My Lords, with DfID increasingly working in fragile and conflict-affected states requiring complex programmes, the department is likely to rely increasingly on contractors and local partners. Is the Minister satisfied that the department has the capacity to manage such projects? The danger is that we will end up with consultants managing contractors, thereby risking vital lines of accountability.

Photo of Baroness Verma Baroness Verma The Parliamentary Under-Secretary of State for International Development

My Lords, the noble Lord is of course aware that most of the work is delivered through DfID staff and DfID programmes on the ground in the countries concerned. Of course, we also work with multilaterals where they have a specialism that enables them to deliver better as a multilateral force rather than individually, on bilateral terms. However, where we do need specialist advice or information, we reach out to consultants, and that is right and proper. But it would be discourteous to say to all DfID members of staff that they did not have the right capacities. We of course need to build on those, but we should not be discourteous about their actual strengths.

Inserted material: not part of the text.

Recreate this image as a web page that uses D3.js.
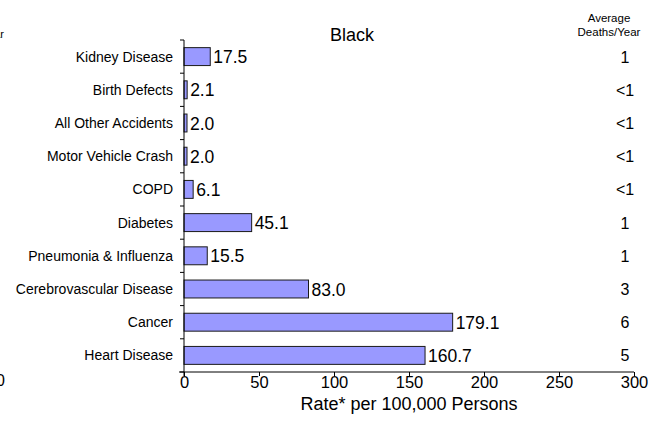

Photo of Baroness Northover Baroness Northover Liberal Democrat Lords Spokesperson (International Development)

My Lords, do the Government recognise that many of the poorest people in the world are in some of the fragile lower-middle income countries? They, too—especially if they are going to stay where they are—need to have hope and help.

Photo of Baroness Verma Baroness Verma The Parliamentary Under-Secretary of State for International Development

Yes, my Lords, and the noble Baroness is absolutely right to say that, when we are working in places where there is conflict—and they are incredibly fragile places—we should work to ensure that people living in those circumstances are seeing signs of hope. That is why we took the decision to work very closely in the region when we were dealing with the Syrian crises. I am really pleased that the Syrian conference is coming up on 4 February, where countries such as Kuwait and the UK are coming together to make sure that we actually address the needs of the people, particularly in the region.

Photo of Lord Collins of Highbury Lord Collins of Highbury Opposition Whip (Lords), Shadow Spokesperson (Foreign and Commonwealth Affairs), Shadow Spokesperson (International Development)

My Lords, I was not suggesting for one moment that DfID staff do not have the capability: my question related to capacity.

Clearly, given the reviews that have been undertaken, the number of DfID staff is being substantially reduced. My question relates to the capacity to deliver management to these programmes, particularly in difficult states. That is what I want the Minister to address.

Photo of Baroness Verma Baroness Verma The Parliamentary Under-Secretary of State for International Development

My Lords, the noble Lord is assuming that he knows the outcomes of the reviews. Those outcomes have not yet taken place.